For the last campaign at Lieutenant Base Chamber on Half Moon Island (1988), an extraordinary plan was pending – to reach the Filchner-Ronne Ice Shelf from Marambio Base on snowmobiles (a week’s journey) together with glaciologists to a place of free water that they had discovered. We would carry out the same analysis as in Jubany using tide rules during a lunation (28 days) to find out the average sea level. For glaciologists, it was very motivating to be able to obtain this data in more southern regions of Antarctica. For us, lovers of the sea, the work of supporting science represented something extraordinary and of great impact even beyond our country.
The plan failed. I think we could have tried it in 1990, but who knows if we would have succeeded. In my case, I decided not to return to Antarctica after ’89 when we lost our polar transport, Bahía Paraíso. Also for a change of life that prompted me to abandon work at sea.

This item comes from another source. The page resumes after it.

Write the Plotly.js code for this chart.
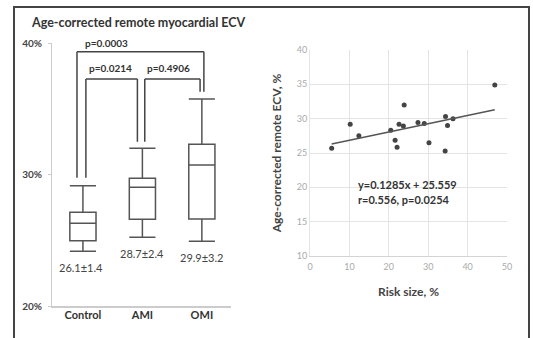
<!DOCTYPE html>
<html>
<head>
<meta charset="utf-8">
<script src="https://cdn.plot.ly/plotly-3.0.1.min.js"></script>
<style>html,body{margin:0;padding:0;background:#fff;}#chart{width:533px;height:338px;}</style>
</head>
<body>
<div id="chart"></div>
<script>
// ---- Data ----
const groups = ['Control', 'AMI', 'OMI'];
const boxMin = [24.16, 25.22, 24.92];
const boxQ1 = [24.97, 26.59, 26.62];
const boxMedian = [26.29, 29.03, 30.72];
const boxQ3 = [27.13, 29.71, 32.30];
const boxMax = [29.15, 31.99, 35.74];
const meanLabels = ['26.1±1.4', '28.7±2.4', '29.9±3.2'];
const pLabels = ['p=0.0003', 'p=0.0214', 'p=0.4906'];
const leftTickVals = [20, 30, 40];
const leftTickText = ['20%', '30%', '40%'];

const riskSize = [5.5, 10.2, 12.4, 20.5, 21.6, 22.1, 22.6, 23.7, 23.9, 27.4, 29.0, 30.2, 34.4, 34.9, 34.3, 36.3, 46.9];
const remoteEcv = [25.7, 29.2, 27.5, 28.3, 26.85, 25.85, 29.2, 28.95, 32.0, 29.45, 29.3, 26.5, 30.3, 29.0, 25.3, 30.0, 34.9];
const fitX = [5.5, 46.9];
const fitY = [26.3, 31.3];
const fitText = ['y=0.1285x + 25.559', 'r=0.556, p=0.0254'];

const W = 533, H = 338;
const px = v => v / W;
const py = v => (H - v) / H;
const FONT = 'Lato, "Open Sans", sans-serif';

const traces = [];
groups.forEach((g, i) => {
  traces.push({
    type: 'box', x: [g], q1: [boxQ1[i]], median: [boxMedian[i]], q3: [boxQ3[i]],
    lowerfence: [boxMin[i]], upperfence: [boxMax[i]],
    width: 0.44, whiskerwidth: 1,
    line: {color: '#555', width: 1.5}, fillcolor: '#fff',
    boxpoints: false, hoverinfo: 'skip', showlegend: false,
    xaxis: 'x', yaxis: 'y'
  });
});
traces.push({
  type: 'scatter', mode: 'markers', x: riskSize, y: remoteEcv,
  marker: {size: 5, color: '#444'}, xaxis: 'x2', yaxis: 'y2', showlegend: false
});
traces.push({
  type: 'scatter', mode: 'lines', x: fitX, y: fitY,
  line: {color: '#555', width: 1.5}, xaxis: 'x2', yaxis: 'y2', showlegend: false
});

const bc = {color: '#444', width: 1.5};
function seg(x0, y0, x1, y1) {
  return {type: 'line', xref: 'x', yref: 'y', x0, y0, x1, y1, line: bc};
}
const shapes = [
  // p=0.0003 bracket (Control - OMI)
  seg(-0.10, 29.76, -0.10, 39.34), seg(-0.10, 39.34, 2.034, 39.34), seg(2.034, 39.34, 2.034, 36.3),
  // p=0.0214 bracket (Control - AMI)
  seg(0.05, 29.76, 0.05, 37.26), seg(0.05, 37.26, 0.916, 37.26), seg(0.916, 37.26, 0.916, 32.49),
  // p=0.4906 bracket (AMI - OMI)
  seg(1.04, 32.49, 1.04, 37.26), seg(1.04, 37.26, 1.97, 37.26), seg(1.97, 37.26, 1.97, 36.3),
  // outer frame
  {type: 'rect', xref: 'paper', yref: 'paper', x0: px(14), x1: px(529), y0: -0.1, y1: py(7),
   line: {color: '#444', width: 2}}
];

const annotations = [
  {text: 'Age-corrected remote myocardial ECV', xref: 'paper', yref: 'paper', x: px(138), y: py(22),
   xanchor: 'center', yanchor: 'middle', showarrow: false,
   font: {family: FONT, size: 12.5, color: '#333', weight: 'bold'}},
  {text: pLabels[0], xref: 'x', yref: 'y', x: 0.39, y: 39.98, showarrow: false,
   font: {family: FONT, size: 10, color: '#333', weight: 'bold'}},
  {text: pLabels[1], xref: 'x', yref: 'y', x: 0.46, y: 38.1, showarrow: false,
   font: {family: FONT, size: 10, color: '#333', weight: 'bold'}},
  {text: pLabels[2], xref: 'x', yref: 'y', x: 1.44, y: 38.1, showarrow: false,
   font: {family: FONT, size: 10, color: '#333', weight: 'bold'}},
  {text: meanLabels[0], xref: 'x', yref: 'y', x: -0.03, y: 22.91, showarrow: false,
   font: {family: FONT, size: 11, color: '#444'}},
  {text: meanLabels[1], xref: 'x', yref: 'y', x: 1, y: 24.0, showarrow: false,
   font: {family: FONT, size: 11, color: '#444'}},
  {text: meanLabels[2], xref: 'x', yref: 'y', x: 2, y: 23.7, showarrow: false,
   font: {family: FONT, size: 11, color: '#444'}},
  {text: fitText[0], xref: 'paper', yref: 'paper', x: px(356), y: py(184), xanchor: 'left', yanchor: 'middle', showarrow: false,
   font: {family: FONT, size: 11, color: '#333', weight: 'bold'}},
  {text: fitText[1], xref: 'paper', yref: 'paper', x: px(356), y: py(199), xanchor: 'left', yanchor: 'middle', showarrow: false,
   font: {family: FONT, size: 11, color: '#333', weight: 'bold'}}
];

const layout = {
  width: W, height: H, margin: {l: 0, r: 0, t: 0, b: 0},
  paper_bgcolor: '#fff', plot_bgcolor: '#fff', showlegend: false,
  font: {family: FONT},
  xaxis: {
    domain: [px(52), px(231)], anchor: 'y', type: 'category', range: [-0.52, 2.49],
    showgrid: false, zeroline: false, showline: true, linecolor: '#ccc', linewidth: 1.5,
    ticks: '', tickfont: {family: FONT, size: 11, color: '#333', weight: 'bold'}, ticklabelstandoff: -2
  },
  yaxis: {
    domain: [py(306), py(43)], anchor: 'x', range: [20, 40],
    tickmode: 'array', tickvals: leftTickVals, ticktext: leftTickText,
    showgrid: false, zeroline: false, showline: true, linecolor: '#ccc', linewidth: 1,
    ticks: 'outside', ticklen: 3, tickcolor: '#ccc', ticklabelstandoff: 4,
    tickfont: {family: FONT, size: 10, color: '#444', weight: 'bold'}
  },
  xaxis2: {
    domain: [px(310), px(507)], anchor: 'y2', range: [0, 50], dtick: 10,
    showgrid: true, gridcolor: '#e4e4e4', zeroline: false, showline: true, linecolor: '#d4d4d4',
    ticks: '', tickfont: {family: FONT, size: 9, color: '#aaa'}, ticklabelstandoff: 2,
    title: {text: 'Risk size, %', font: {family: FONT, size: 12, color: '#444', weight: 'bold'}, standoff: 16}
  },
  yaxis2: {
    domain: [py(256), py(50)], anchor: 'x2', range: [10, 40], dtick: 5,
    showgrid: true, gridcolor: '#e4e4e4', zeroline: false, showline: true, linecolor: '#e4e4e4',
    ticks: '', tickfont: {family: FONT, size: 9, color: '#aaa'},
    title: {text: 'Age-corrected remote ECV, %', font: {family: FONT, size: 12, color: '#444', weight: 'bold'}, standoff: 12}
  },
  shapes, annotations
};

Plotly.newPlot('chart', traces, layout, {staticPlot: true, displayModeBar: false});
</script>
</body>
</html>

Coincidentally a few days ago I was visited by Mr. Martin Roese, who was our partner in the Department of Oceanography of the Antarctic Institute in those days. I had not seen him for 28 years. He continued for eight more years and also tried to get to the Larsen Barrier, but that summer the Weddell Sea had a lot of icebergs on the possible route and it was impossible for them to arrive. I do not know if the challenge of our milestone is still pending, I should go to the Institute to find out. On the other hand, Martin confirmed to me that from our campaign in Jubany, the people of the Antarctic Institute, together with the Naval Hydrography Service, invested efforts to analyse the tide curves in different bases – a great satisfaction that without a doubt justifies everything we could do in those incredible experiences.
Throughout the years, Argentina has had a marked presence in the Antarctic territory. What is your assessment of the management of our country in the continent? What could be improved?

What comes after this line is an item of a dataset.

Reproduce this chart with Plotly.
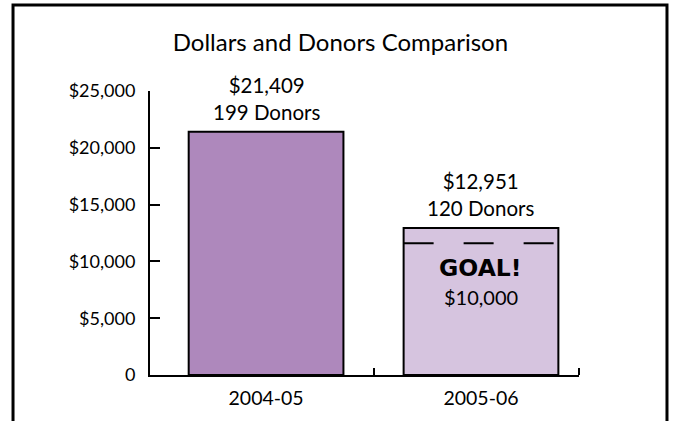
import plotly.graph_objects as go

# ---- data ----
categories = ["2004-05", "2005-06"]
dollars = [21409, 12951]
donors = [199, 120]
bar_colors = ["#AE88BC", "#D6C4DF"]
goal_amount = 10000
goal_line_level = 11600   # where the dashed goal marker is drawn
y_tickvals = [0, 5000, 10000, 15000, 20000, 25000]
y_ticktext = ["0", "$5,000", "$10,000", "$15,000", "$20,000", "$25,000"]

FONT = "Lato"
x_pos = list(range(len(categories)))
bar_w = 0.72

fig = go.Figure()
fig.add_trace(go.Bar(
    x=x_pos, y=dollars, width=bar_w,
    marker=dict(color=bar_colors, line=dict(color="black", width=2)),
    hoverinfo="skip", showlegend=False,
))

# goal dashed marker across second bar
fig.add_trace(go.Scatter(
    x=[x_pos[1] - bar_w / 2, x_pos[1] + bar_w / 2],
    y=[goal_line_level, goal_line_level],
    mode="lines", line=dict(color="black", width=2, dash="30px,30px"),
    hoverinfo="skip", showlegend=False,
))

annotations = []
for xi, d, n in zip(x_pos, dollars, donors):
    annotations.append(dict(
        x=xi, y=d, xref="x", yref="y", yanchor="bottom", yshift=6,
        text=f"${d:,}<br>{n} Donors", showarrow=False,
        font=dict(family=FONT, size=20.5, color="black"),
    ))
annotations.append(dict(
    x=x_pos[1], y=goal_line_level, xref="x", yref="y", yanchor="middle", yshift=-25,
    text="<b>GOAL!</b>", showarrow=False,
    font=dict(family="DejaVu Sans", size=23.5, color="black"),
))
annotations.append(dict(
    x=x_pos[1], y=goal_line_level, xref="x", yref="y", yanchor="middle", yshift=-54,
    text=f"${goal_amount:,}", showarrow=False,
    font=dict(family=FONT, size=20, color="black"),
))

fig.update_layout(
    width=674, height=421,
    margin=dict(l=150, r=95, t=91, b=46),
    paper_bgcolor="white", plot_bgcolor="white",
    title=dict(text="Dollars and Donors Comparison", x=0.505, xanchor="center",
               xref="container", y=0.9, yanchor="middle",
               font=dict(family=FONT, size=24, color="black")),
    annotations=annotations,
    shapes=[dict(type="rect", xref="paper", yref="paper",
                 x0=-0.3193, x1=1.2051, y0=-0.2, y1=1.3028,
                 line=dict(color="black", width=3), fillcolor="rgba(0,0,0,0)",
                 layer="above")],
    xaxis=dict(range=[-0.54, 1.456], tickvals=x_pos, ticktext=categories,
               ticks="", showline=True, linecolor="black", linewidth=2,
               showgrid=False, zeroline=False, ticklabelstandoff=5,
               tickfont=dict(family=FONT, size=19.5, color="black"),
               minor=dict(tickvals=[0.5, 1.456], ticks="inside", ticklen=7,
                          tickwidth=2, tickcolor="black", showgrid=False)),
    yaxis=dict(range=[0, 25000], tickvals=y_tickvals, ticktext=y_ticktext,
               ticks="inside", ticklen=10, tickwidth=2, tickcolor="black",
               showline=True, linecolor="black", linewidth=2,
               showgrid=False, zeroline=False, ticklabelstandoff=9,
               tickfont=dict(family=FONT, size=18, color="black")),
)

fig.write_html("out.html", config={"displayModeBar": False},
               post_script="document.body.style.margin='0';")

Argentina is the country with the greatest historical presence in Antarctica, since the installation of the Orcadas Station, which is now the base of the Navy. I think that management can be analysed from different angles. Like everything that is done in Argentina, human capital is extraordinary. Argentine scientists stand out for different circumstances, and there are many complementary projects with foreign institutions.

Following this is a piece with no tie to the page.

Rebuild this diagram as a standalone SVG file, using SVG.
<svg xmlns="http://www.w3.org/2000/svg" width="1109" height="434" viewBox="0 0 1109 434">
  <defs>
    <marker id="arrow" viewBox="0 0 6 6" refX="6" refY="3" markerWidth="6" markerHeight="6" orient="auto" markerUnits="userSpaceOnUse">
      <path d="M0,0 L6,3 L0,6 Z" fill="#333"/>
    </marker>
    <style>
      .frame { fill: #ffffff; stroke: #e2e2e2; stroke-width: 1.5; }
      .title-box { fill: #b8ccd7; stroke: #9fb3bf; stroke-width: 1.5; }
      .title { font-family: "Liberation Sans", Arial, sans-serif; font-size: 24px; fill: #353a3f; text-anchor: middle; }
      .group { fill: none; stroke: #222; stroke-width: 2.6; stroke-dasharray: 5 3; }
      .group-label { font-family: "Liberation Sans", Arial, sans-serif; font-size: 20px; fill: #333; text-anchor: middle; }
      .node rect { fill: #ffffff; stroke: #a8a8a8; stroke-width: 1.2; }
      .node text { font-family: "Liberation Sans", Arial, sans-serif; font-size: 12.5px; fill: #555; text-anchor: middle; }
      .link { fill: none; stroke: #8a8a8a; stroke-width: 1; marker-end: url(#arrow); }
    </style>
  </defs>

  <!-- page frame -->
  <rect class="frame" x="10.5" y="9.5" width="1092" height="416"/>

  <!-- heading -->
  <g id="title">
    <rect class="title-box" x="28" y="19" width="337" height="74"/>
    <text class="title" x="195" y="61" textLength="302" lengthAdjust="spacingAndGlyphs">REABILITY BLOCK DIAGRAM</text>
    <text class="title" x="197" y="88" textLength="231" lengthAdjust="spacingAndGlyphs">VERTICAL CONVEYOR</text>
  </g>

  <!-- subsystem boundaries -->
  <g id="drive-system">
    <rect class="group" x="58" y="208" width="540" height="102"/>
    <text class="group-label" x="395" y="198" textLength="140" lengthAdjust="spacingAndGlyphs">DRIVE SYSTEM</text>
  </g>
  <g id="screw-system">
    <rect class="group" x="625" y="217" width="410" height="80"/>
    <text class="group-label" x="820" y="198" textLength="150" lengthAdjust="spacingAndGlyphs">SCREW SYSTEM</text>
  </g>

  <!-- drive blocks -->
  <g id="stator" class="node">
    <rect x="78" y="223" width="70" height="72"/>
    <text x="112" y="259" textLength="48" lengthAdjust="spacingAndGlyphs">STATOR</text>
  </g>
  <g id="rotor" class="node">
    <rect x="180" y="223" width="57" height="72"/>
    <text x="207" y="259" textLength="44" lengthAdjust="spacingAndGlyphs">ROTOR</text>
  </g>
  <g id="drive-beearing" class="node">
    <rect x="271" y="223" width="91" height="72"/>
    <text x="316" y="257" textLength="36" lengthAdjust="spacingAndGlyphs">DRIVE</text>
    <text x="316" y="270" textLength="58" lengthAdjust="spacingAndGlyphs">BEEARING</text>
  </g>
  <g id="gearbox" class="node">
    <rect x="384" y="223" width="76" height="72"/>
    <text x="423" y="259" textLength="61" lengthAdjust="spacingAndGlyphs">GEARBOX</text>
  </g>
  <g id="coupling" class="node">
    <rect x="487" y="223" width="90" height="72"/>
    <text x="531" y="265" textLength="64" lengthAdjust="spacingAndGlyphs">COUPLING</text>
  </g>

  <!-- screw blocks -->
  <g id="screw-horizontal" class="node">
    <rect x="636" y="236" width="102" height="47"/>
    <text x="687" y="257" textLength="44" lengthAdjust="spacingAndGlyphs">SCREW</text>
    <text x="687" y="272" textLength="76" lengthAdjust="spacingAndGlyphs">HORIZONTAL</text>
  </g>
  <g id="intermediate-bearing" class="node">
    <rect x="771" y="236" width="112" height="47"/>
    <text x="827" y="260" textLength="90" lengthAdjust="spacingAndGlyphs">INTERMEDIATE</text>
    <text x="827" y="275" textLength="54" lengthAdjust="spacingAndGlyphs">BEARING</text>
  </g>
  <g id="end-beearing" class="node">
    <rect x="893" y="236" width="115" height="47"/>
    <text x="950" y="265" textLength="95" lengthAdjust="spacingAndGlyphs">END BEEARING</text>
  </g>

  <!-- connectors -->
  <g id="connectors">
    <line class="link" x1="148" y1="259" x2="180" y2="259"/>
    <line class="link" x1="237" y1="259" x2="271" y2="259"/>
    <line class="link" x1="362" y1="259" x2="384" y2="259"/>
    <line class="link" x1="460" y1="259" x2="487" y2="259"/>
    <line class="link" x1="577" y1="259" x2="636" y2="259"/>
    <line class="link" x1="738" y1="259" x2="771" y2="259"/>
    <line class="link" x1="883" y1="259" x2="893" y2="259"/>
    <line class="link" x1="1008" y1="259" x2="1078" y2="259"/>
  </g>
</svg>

There is a true Antarctic mystique that is felt as soon as you get in touch with those who usually work there. However, the policies are questionable – almost all of the logistics are carried out by the military, which rarely coincides with the objectives of civilian personnel. As military personnel are replaced each year, they do not gain enough experience in a certain task. The challenge for our country would be to generate long-term plans for professionals not only in the scientific area but also in the policies. There should be a hierarchy gained by professional growth and not by seniority. Antarctica deserves it, we are privileged to be there, and we have made history.
Mauricio Walter is someone who can catch your attention on the most diverse subjects. Apart from a master’s degree in Environmental Health and college education in oceanographic matters, he has taught himself a vast spectrum of things related to archeology, paleontology, speleology, vulcanology, and the cosmos. Nowadays he runs an educational project bringing groups of high school students to his hostel in Villa Traful, in the south of Argentina, to learn about nature and science surrounded by a breathtaking landscape of mountains and lakes.